A few years ago, after California voters approved a tax hike on residents earning $1 million or more, golfer Phil Mickelson vented to the press that the higher rates, which he estimated could bring his total tax rate to 62 or 63 percent, might lead him to make some “drastic changes” — like leaving the state.
The comments by the four-time major champion, whose net worth was almost $180 million at the time, sparked an immediate backlash.
Mickelson quickly apologized for publicly discussing “a personal matter.” While the golfer may have other financial concerns these days, the argument that high taxes might cause millionaires to move to lower-tax locations — and drive away jobs, too — still comes up regularly in states from New Jersey to California.
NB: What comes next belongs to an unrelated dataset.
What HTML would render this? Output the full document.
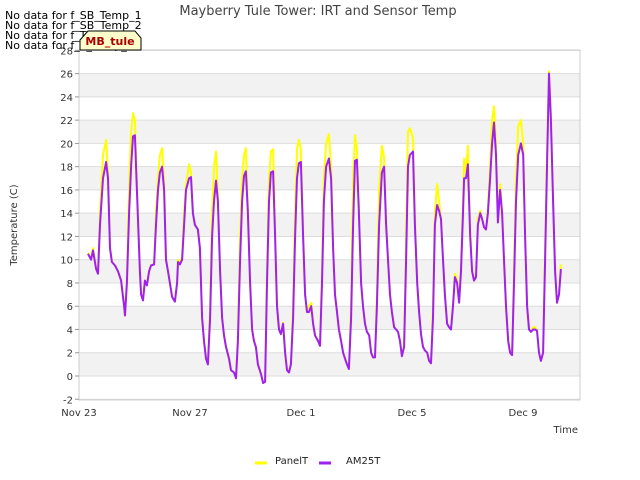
<!DOCTYPE html>
<html><head><meta charset="utf-8"><style>
body{margin:0;background:#fff;}
svg{display:block;font-family:"DejaVu Sans","Liberation Sans",sans-serif;}
</style></head><body>
<svg id="chart" width="640" height="480">
<rect x="0" y="0" width="640" height="480" fill="#fff"/>
<g id="bands"></g>
<g id="grid"></g>
<rect x="79" y="50" width="501" height="350" fill="none" stroke="#ccc"/>
<g id="yticks"></g>
<g id="xticks"></g>
<g id="series"></g>
<text x="318" y="15" text-anchor="middle" font-size="13" fill="#444">Mayberry Tule Tower: IRT and Sensor Temp</text>
<text x="17" y="225" text-anchor="middle" font-size="10" fill="#333" transform="rotate(-90 17 225)">Temperature (C)</text>
<text x="578" y="433" text-anchor="end" font-size="10" fill="#333">Time</text>
<g font-size="11" fill="#000">
<text x="5" y="19">No data for f_SB_Temp_1</text>
<text x="5" y="29">No data for f_SB_Temp_2</text>
<text x="5" y="39">No data for f_T_Temp_1</text>
<text x="5" y="49">No data for f_T_Temp_2</text>
</g>
<g>
<path d="M80,50 L80,40 L88,31 L135,31 L141,38 L141,50 Z" fill="#ffffcc" stroke="#000" stroke-width="1"/>
<text x="110" y="45" text-anchor="middle" font-size="11" font-weight="bold" fill="#aa0000">MB_tule</text>
</g>
<g>
<line x1="255" y1="463" x2="267" y2="463" stroke="#ffff00" stroke-width="3"/>
<text x="275" y="464" font-size="10" fill="#222">PanelT</text>
<line x1="319" y1="463" x2="331" y2="463" stroke="#a020f0" stroke-width="3"/>
<text x="346" y="464" font-size="10" fill="#222">AM25T</text>
</g>
</svg>
<script>
const yTicks=[-2,0,2,4,6,8,10,12,14,16,18,20,22,24,26,28];
const xTickDays=[0,4,8,12,16];
const xTickLabels=["Nov 23","Nov 27","Dec 1","Dec 5","Dec 9"];
const times=[0.29,0.40,0.47,0.58,0.65,0.72,0.83,0.94,1.01,1.08,1.15,1.26,1.37,1.48,1.59,1.62,1.69,1.77,1.84,1.91,1.98,2.05,2.16,2.20,2.27,2.34,2.41,2.49,2.56,2.67,2.74,2.81,2.88,2.96,3.03,3.10,3.17,3.24,3.32,3.42,3.50,3.53,3.60,3.68,3.75,3.82,3.93,4.00,4.07,4.14,4.25,4.32,4.40,4.47,4.54,4.61,4.69,4.76,4.83,4.90,4.97,5.05,5.12,5.19,5.26,5.37,5.44,5.55,5.62,5.69,5.77,5.84,5.91,5.98,6.05,6.13,6.20,6.27,6.34,6.41,6.52,6.60,6.67,6.74,6.81,6.88,6.96,7.03,7.10,7.17,7.24,7.32,7.39,7.46,7.53,7.60,7.68,7.75,7.82,7.89,7.96,8.04,8.11,8.18,8.25,8.33,8.40,8.47,8.58,8.65,8.72,8.79,8.87,8.97,9.05,9.12,9.19,9.26,9.33,9.41,9.48,9.55,9.62,9.69,9.77,9.84,9.91,9.98,10.05,10.13,10.20,10.27,10.34,10.42,10.49,10.56,10.63,10.70,10.78,10.88,10.96,11.03,11.10,11.17,11.24,11.32,11.39,11.46,11.53,11.60,11.68,11.75,11.82,11.89,12.00,12.07,12.15,12.22,12.29,12.36,12.43,12.51,12.58,12.65,12.72,12.79,12.87,12.94,13.01,13.08,13.15,13.23,13.30,13.37,13.44,13.51,13.59,13.66,13.73,13.80,13.84,13.91,13.98,14.06,14.13,14.20,14.27,14.34,14.42,14.49,14.56,14.63,14.70,14.78,14.85,14.92,14.99,15.06,15.14,15.21,15.28,15.35,15.43,15.50,15.57,15.64,15.71,15.79,15.89,15.97,16.04,16.11,16.18,16.25,16.33,16.40,16.47,16.54,16.61,16.69,16.76,16.83,16.90,16.97,17.05,17.12,17.19,17.26,17.33];
const am25t=[10.5,10,10.8,9.2,8.8,13,17,18.4,17,11,9.8,9.5,9,8.2,6,5.2,8,14,18,20.6,20.7,16,9,7,6.5,8.2,7.8,9,9.5,9.6,13,16,17.5,18,16,10,9,8,6.8,6.4,8,9.8,9.6,10,13,16,17,17.1,14,13,12.6,11,5,3,1.5,1,5,12,15,16.8,15,9,5,3.5,2.5,1.5,0.5,0.3,-0.2,3,10,15,17.2,17.6,14,8,4,3,2.5,1,0.2,-0.6,-0.5,8,15,17.5,17.6,12,6,4,3.6,4.5,2,0.5,0.3,1,5,12,17,18.3,18.4,12,7,5.5,5.5,6,4.5,3.5,3,2.6,8,15,18,18.7,17,11,7,5.5,4,3,2,1.5,1,0.6,5,13,18.5,18.6,14,8,6,4.5,3.8,3.5,2,1.6,1.6,6,13,17.5,18,13,10,7,5.5,4.2,4,3.8,3,1.7,2.5,10,18,19,19.3,13,8,5.5,3.6,2.5,2.2,2,1.3,1.1,5,13,14.7,14.2,13.5,10,7,4.5,4.2,4,6,8.5,8,6.3,9,14,17,17,18.2,12,9,8.2,8.5,13,14,13.5,12.8,12.6,14,17,20,21.8,19,13.2,16,14,10,6,3,2,1.8,8,15,19,20,19,12,6,4,3.8,4,4,3.9,2,1.3,2,10,18,26,22,15,9,6.3,7,9.2];
const panelT=[10.6,10.1,11,9.3,8.9,14,19,20.3,17.5,11,9.8,9.5,9,8.2,6,5.2,8.5,16,21,22.6,22,16.5,9,7,6.5,8.2,7.8,9,9.5,9.7,14,17,19,19.6,16.5,10,9,8,6.8,6.4,8,10,9.7,10.2,14,16.5,18.2,17.5,14,13,12.6,11,5,3,1.5,1,6,14,18,19.3,15.5,9,5,3.5,2.5,1.5,0.5,0.3,-0.2,3.5,12,17,19,19.6,14.5,8,4,3,2.5,1,0.2,-0.6,-0.5,9,17,19.3,19.5,12.5,6,4,3.6,4.6,2,0.5,0.3,1,6,14,19.5,20.3,19.5,12.5,7,5.5,6,6.3,4.5,3.5,3,2.6,9,17,20,20.8,18,11,7,5.5,4,3,2,1.5,1,0.6,6,17,20.7,19.5,14.5,8,6,4.5,3.8,3.5,2,1.6,1.6,7,16,19.8,18.8,13.5,10,7,5.5,4.3,4,3.8,3,1.7,2.5,12,21,21.3,20.5,13.5,8,5.5,3.6,2.5,2.2,2,1.3,1.1,6,14,16.5,15,13.5,10,7,4.5,4.2,4,6.2,8.8,8.3,6.3,9.5,15,18.7,17.5,19.8,12.5,9,8.3,8.7,13.5,14.2,13.5,12.8,12.6,14.5,18,22,23.2,20,13.5,16.5,14.2,10,6,3,2,1.8,9,17,21.5,22,20,12,6,4,3.8,4.2,4.2,3.9,2,1.3,2,11,19,26.2,22.5,15,9,6.3,7,9.6];

const NS='http://www.w3.org/2000/svg';
const X0=79,X1=580,Y0=50,Y1=400;
function xs(d){return X0+1+d*27.75;}
function ys(v){return 376-v*11.63;}
function mk(tag,attrs,parent){const e=document.createElementNS(NS,tag);for(const k in attrs)e.setAttribute(k,attrs[k]);parent.appendChild(e);return e;}
const bands=document.getElementById('bands'),grid=document.getElementById('grid'),yt=document.getElementById('yticks'),xt=document.getElementById('xticks'),ser=document.getElementById('series');
yTicks.forEach((v,i)=>{
  if(i<yTicks.length-1 && (v%4===0) && v>=0 && v<28){
    const b=mk('rect',{x:X0,y:ys(v+2),width:X1-X0,height:ys(v)-ys(v+2),fill:'#f2f2f2'},bands);
    
    
  }
  const l=mk('line',{x1:X0,x2:X1,y1:ys(v),y2:ys(v),stroke:'#dddddd','stroke-width':1},grid);
  
  
  const tk=mk('line',{x1:X0-4,x2:X0,y1:ys(v),y2:ys(v),stroke:'#999'},yt);
  
  
  const t=mk('text',{x:X0-6,y:ys(v)+4,'text-anchor':'end','font-size':10,fill:'#333'},yt);
  t.textContent=v;
  
  
});
xTickDays.forEach((d,i)=>{
  const t=mk('text',{x:xs(d)-1,y:416,'text-anchor':'middle','font-size':10,fill:'#333'},xt);
  t.textContent=xTickLabels[i];
  
  
});
function line(vals,color,name){
  const p=mk('polyline',{points:times.map((d,i)=>xs(d).toFixed(1)+','+ys(vals[i]).toFixed(1)).join(' '),fill:'none',stroke:color,'stroke-width':2,'stroke-linejoin':'round'},ser);
  
  
}
line(panelT,'#ffff00','panelt-line');
line(am25t,'#a020f0','am25t-line');
</script>
</body></html>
As with proposals to raise the minimum wage, higher taxes on the wealthy has been the subject of much economic debate, and some contradictory studies. But a new report published in the June issue of the American Sociological Review finds that millionaire taxes don’t really cause wealthy residents to flee. “We find that millionaire tax flight is occurring, but only at the margins of statistical and socioeconomic significance,” Cristobal Young, an assistant professor of sociology at Stanford University, and his co-authors write.
The study, conducted by researchers at Stanford and the Office of Tax Analysis at the Treasury Department, found that although millionaire tax flight does occur, it’s a fairly minor risk. Family responsibilities and business concerns seem to be more pressing factors than tax rates when millionaires decide where to live.
The findings were based on mountain of data from federal income tax returns for every U.S. tax filer who earned $1 million or more between 1999 and 2011.
In any given year, researchers found that half a million Americans reported incomes of $1 million or more (in constant 2005 dollars). Out of that number, only 12,000 millionaires changed states each year, translating to a migration rate of 2.4 percent. The researchers estimate that if each state imposed the same tax rate, the migration rate would be 2.2 percent, which works out to about 250 fewer millionaire migrations between states each year. To put those numbers in context, the migration rate of the general public is 2.9 percent. Low-income tax filers, those who earn around $10,000 a year, have the highest rates of migration at 4.5 percent.
“The rich are different from the population. They more often have family responsibilities — spouses and school-age children that embed them in place,” the report says. “They own businesses that tie them to a place. And their elite income itself embeds them in place: millionaires are not searching for economic opportunity — they have found it.”
The study also notes that many millionaires today rely on earnings from their jobs, rather than on inherited wealth. The very affluent are managers, doctors, lawyers and financial executives who are still at the peak of their career. A move might be disruptive, and thus cost them more than they stand to save on taxes.
But the idea of millionaire tax flight isn’t entirely fiction — when millionaires do move, they’re more likely to move to a state that imposes a lower tax rate. Other factors play a part, too, when it comes to choosing a destination: A disproportionate number of millionaires move to Florida, compared to the other eight states that also don’t have income taxes.